Brewing is another area, there are all kinds of do's and dont's you hear parroted without anyone actually checking for themselves. Luckily, partly through laziness, I've always been a little sloppy in my brewing techniques and haven't yet produced a bad brew. With only one exception, when my pale malt had been hanging around too long and the resulting beer was rather soapy tasting, I have never produced a beer that wasn't as good as something I've been served in a pub and enjoyed.

My most recent 'happy accident' was when I found I had no yeast left and resorted to a sachet of Tesco bread yeast. It fermented well, as expected, and once cleared it produced a very nice beer. No 'doughy' taste that some suggest would result from it. It had quite a dry taste to it, similar to other beers I have tried. I think the amount of hops I use may have helped the flavor.

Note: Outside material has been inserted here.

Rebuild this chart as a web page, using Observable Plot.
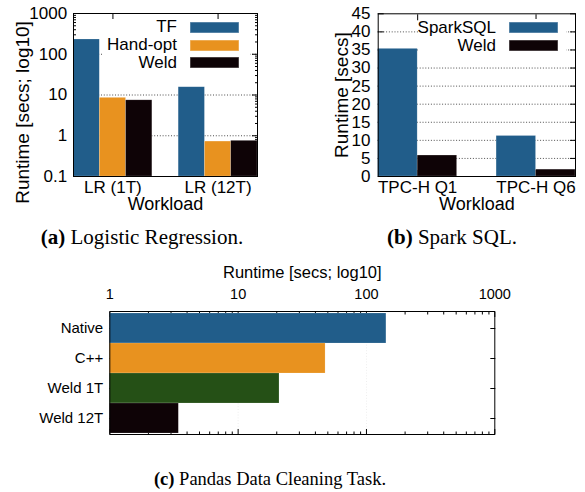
<!DOCTYPE html>
<html><head><meta charset="utf-8">
<script src="https://cdn.jsdelivr.net/npm/d3@7"></script>
<script src="https://cdn.jsdelivr.net/npm/@observablehq/plot@0.6"></script>
<style>
html,body{margin:0;padding:0;background:#fff;}
#fig{position:relative;width:585px;height:492px;overflow:hidden;}
.panel{position:absolute;}
.cap{position:absolute;font-family:"Liberation Serif","Times New Roman",serif;text-align:center;white-space:nowrap;color:#000;width:320px;}
.key{position:absolute;background:#fff;box-sizing:border-box;}
.key > div{font-family:"Liberation Sans",Arial,sans-serif;font-size:17px;margin:0;color:#000;}
.key .kA-swatch,.key .kB-swatch{display:flex;flex-direction:row-reverse;justify-content:flex-start;align-items:center;padding:0;}
.key .kA-swatch{height:17.7px;}
.key .kB-swatch{height:17.8px;}
.key svg{margin:0 0 0 13px;}
.key rect{stroke:rgba(255,255,255,.4);stroke-width:1.2px;}
.key .kA-swatch-label,.key .kB-swatch-label{overflow:visible;}
</style></head>
<body><div id="fig"></div>
<script>
// ---- (a) Logistic Regression ----
const lrWorkloads = ["LR (1T)", "LR (12T)"];
const lrSeries = ["TF", "Hand-opt", "Weld"];
const lrTF = [230, 15.5];
const lrHandOpt = [8.5, 0.72];
const lrWeld = [7.4, 0.75];
const lrColors = ["#215d8a", "#e8921f", "#0e0306"];
const lrYTicks = [0.1, 1, 10, 100, 1000];
const lrYLabel = "Runtime [secs; log10]";

// ---- (b) Spark SQL ----
const sqlWorkloads = ["TPC-H Q1", "TPC-H Q6"];
const sqlSeries = ["SparkSQL", "Weld"];
const sqlSparkSQL = [35.3, 11.2];
const sqlWeld = [5.8, 1.9];
const sqlColors = ["#215d8a", "#0e0306"];
const sqlYTicks = [0, 5, 10, 15, 20, 25, 30, 35, 40, 45];
const sqlYLabel = "Runtime [secs]";

const workloadLabel = "Workload";

// ---- (c) Pandas Data Cleaning Task ----
const pandasSystems = ["Native", "C++", "Weld 1T", "Weld 12T"];
const pandasRuntime = [143, 48, 21, 3.45];
const pandasColors = ["#215d8a", "#e8921f", "#255016", "#0e0306"];
const pandasXTicks = [1, 10, 100, 1000];
const pandasXLabel = "Runtime [secs; log10]";

const FONT = '"Liberation Sans", Arial, Helvetica, sans-serif';
const fig = document.getElementById("fig");
const noText = () => "";
const dotted = {stroke: "#222", strokeWidth: 0.8, strokeDasharray: "1,1.8"};
const logMinor = (majors) => majors.slice(0, -1).flatMap(t => d3.range(2, 10).map(k => k * t));

function groupRows(workloads, series, valuesBySeries) {
  const stride = series.length + 1;
  return workloads.flatMap((w, g) => series.map((s, k) => ({workload: w, series: s, value: valuesBySeries[k][g], slot: g * stride + k})));
}
function groupCenters(workloads, series) {
  const stride = series.length + 1;
  return workloads.map((w, g) => g * stride + series.length / 2);
}

function groupedPlot(o) {
  const {workloads, series, values, colors, yScale, yTicks, yMinor, yGrid, yLabel, labelDx, labelDy, width, height, margins, tickPadding} = o;
  const rows = groupRows(workloads, series, values);
  const centers = groupCenters(workloads, series);
  const xDomain = [0, workloads.length * (series.length + 1) - 1];
  const fs = 17;
  const minorMarks = yMinor ? [
    Plot.axisY(yMinor, {anchor: "left", tickSize: 3, dx: 3, tickFormat: noText, label: null}),
    Plot.axisY(yMinor, {anchor: "right", tickSize: 3, dx: -3, tickFormat: noText, label: null})
  ] : [];
  return Plot.plot({
    width, height, ...margins,
    style: {fontFamily: FONT, fontSize: fs + "px", background: "transparent", color: "#000", overflow: "visible"},
    x: {domain: xDomain, label: null},
    y: {...yScale, label: null},
    color: {domain: series, range: colors},
    marks: [
      Plot.gridY(yGrid, {...dotted, strokeOpacity: 1}),
      ...minorMarks,
      Plot.axisY(yTicks, {anchor: "left", tickSize: 6, dx: 6, tickFormat: noText, label: null}),
      Plot.axisY(yTicks, {anchor: "right", tickSize: 6, dx: -6, tickFormat: noText, label: null}),
      Plot.axisX(centers, {anchor: "top", tickSize: 6, dy: 6, tickFormat: noText, label: null}),
      Plot.axisX(centers, {anchor: "bottom", tickSize: 6, dy: -6, tickFormat: noText, label: null}),
      Plot.rect(rows, {x1: "slot", x2: d => d.slot + 1, y1: yScale.domain[0], y2: "value", fill: "series", stroke: "#fff", strokeOpacity: 0.3, strokeWidth: 0.6}),
      Plot.axisY(yTicks, {anchor: "left", tickSize: 0, tickPadding, tickFormat: d => String(d), fontSize: fs, label: null}),
      Plot.axisX(centers, {anchor: "bottom", tickSize: 0, tickPadding: 4, tickFormat: d => workloads[centers.indexOf(d)], fontSize: fs, label: null}),
      Plot.text([yLabel], {frameAnchor: "left", rotate: -90, textAnchor: "middle", lineAnchor: "bottom", dx: labelDx, dy: labelDy, fontSize: 19}),
      Plot.text([workloadLabel], {frameAnchor: "bottom", textAnchor: "middle", lineAnchor: "bottom", dy: 33.5, fontSize: 18}),
      Plot.frame({stroke: "#000", strokeWidth: 1})
    ]
  });
}

function place(node, left, top) {
  node.classList.add("panel");
  node.style.left = left + "px";
  node.style.top = top + "px";
  fig.appendChild(node);
}

function makeKey(series, colors, cls, box) {
  const lg = Plot.legend({color: {domain: series, range: colors}, legend: "swatches", columns: 1, swatchWidth: 49, swatchHeight: 11, className: cls});
  const wrap = document.createElement("div");
  wrap.className = "key";
  Object.assign(wrap.style, box);
  wrap.appendChild(lg);
  fig.appendChild(wrap);
}

function caption(html, center, baseline, size) {
  const d = document.createElement("div");
  d.className = "cap";
  d.innerHTML = html;
  d.style.fontSize = size + "px";
  d.style.lineHeight = size + "px";
  d.style.left = (center - 160) + "px";
  d.style.top = (baseline - 0.8375 * size) + "px";
  fig.appendChild(d);
}

// (a)
place(groupedPlot({
  workloads: lrWorkloads, series: lrSeries, values: [lrTF, lrHandOpt, lrWeld], colors: lrColors,
  yScale: {type: "log", domain: [0.1, 1000]}, yTicks: lrYTicks, yMinor: logMinor(lrYTicks), yGrid: [1, 10, 100],
  yLabel: lrYLabel, labelDx: -45, labelDy: 17.5,
  width: 290, height: 220, margins: {marginLeft: 73, marginRight: 33, marginTop: 13, marginBottom: 44}, tickPadding: 6.3
}), 0, 0);
makeKey(lrSeries, lrColors, "kA", {left: "103px", top: "18.5px", width: "147px", paddingRight: "11px"});

// (b)
place(groupedPlot({
  workloads: sqlWorkloads, series: sqlSeries, values: [sqlSparkSQL, sqlWeld], colors: sqlColors,
  yScale: {type: "linear", domain: [0, 45]}, yTicks: sqlYTicks, yMinor: null, yGrid: sqlYTicks.slice(1, -1),
  yLabel: sqlYLabel, labelDx: -30.7, labelDy: 0,
  width: 295, height: 220, margins: {marginLeft: 87.7, marginRight: 10, marginTop: 13.3, marginBottom: 44}, tickPadding: 7.7
}), 290, 0);
makeKey(sqlSeries, sqlColors, "kB", {left: "419px", top: "18.8px", width: "147px", paddingRight: "8px"});

// (c)
const pandasRows = pandasSystems.map((s, i) => ({system: s, runtime: pandasRuntime[i]}));
const pMinor = logMinor(pandasXTicks);
const pDomain = [1, 1000];
place(Plot.plot({
  width: 585, height: 195, marginLeft: 109.3, marginRight: 90.7, marginTop: 56, marginBottom: 16,
  style: {fontFamily: FONT, fontSize: "14.5px", background: "transparent", color: "#000", overflow: "visible"},
  x: {type: "log", domain: pDomain, label: null},
  y: {domain: pandasSystems, padding: 0, label: null},
  color: {domain: pandasSystems, range: pandasColors},
  marks: [
    Plot.gridX([10, 100], dotted),
    Plot.axisX(pMinor, {anchor: "top", tickSize: 2.5, dy: 2.5, tickFormat: noText, label: null}),
    Plot.axisX(pMinor, {anchor: "bottom", tickSize: 2.5, dy: -2.5, tickFormat: noText, label: null}),
    Plot.axisX(pandasXTicks, {anchor: "top", tickSize: 5, dy: 5, tickFormat: noText, label: null}),
    Plot.axisX(pandasXTicks, {anchor: "bottom", tickSize: 5, dy: -5, tickFormat: noText, label: null}),
    Plot.axisY({anchor: "right", tickSize: 5, dx: -5, tickFormat: noText, label: null}),
    Plot.axisY({anchor: "left", tickSize: 5, dx: 5, tickFormat: noText, label: null}),
    Plot.barX(pandasRows, {x1: pDomain[0], x2: "runtime", y: "system", fill: "system", stroke: "#fff", strokeOpacity: 0.25, strokeWidth: 0.6}),
    Plot.axisX(pandasXTicks, {anchor: "top", tickSize: 0, tickPadding: 13, tickFormat: d => String(d), fontSize: 14.5, label: null}),
    Plot.axisY({anchor: "left", tickSize: 0, tickPadding: 6.6, fontSize: 15, label: null}),
    Plot.text([pandasXLabel], {frameAnchor: "top", textAnchor: "middle", lineAnchor: "bottom", dy: -34, fontSize: 16.5}),
    Plot.frame({stroke: "#000", strokeWidth: 1})
  ]
}), 0, 255);

caption("<b>(a)</b> Logistic Regression.", 142, 245, 21);
caption("<b>(b)</b> Spark SQL.", 452, 245, 21);
caption("<b>(c)</b> Pandas Data Cleaning Task.", 270, 485, 18.5);
</script></body></html>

My only issues I had with it was that the yeast didn't form a very dense layer in the bottle and stirred up easily when poured, something that is true to other commercial ale yeasts, and it got rather lively in the bottle, priming was certainly unnecessary!

I liked it so much, not least the economy, that I have used some that I collected from the secondary fermenter to start my next brew. This time I will put it in a barrel for a while to clear before bottling and maybe skip the priming. This one will be going with me to Cropredy Festival next month so fingers crossed it will be a good one.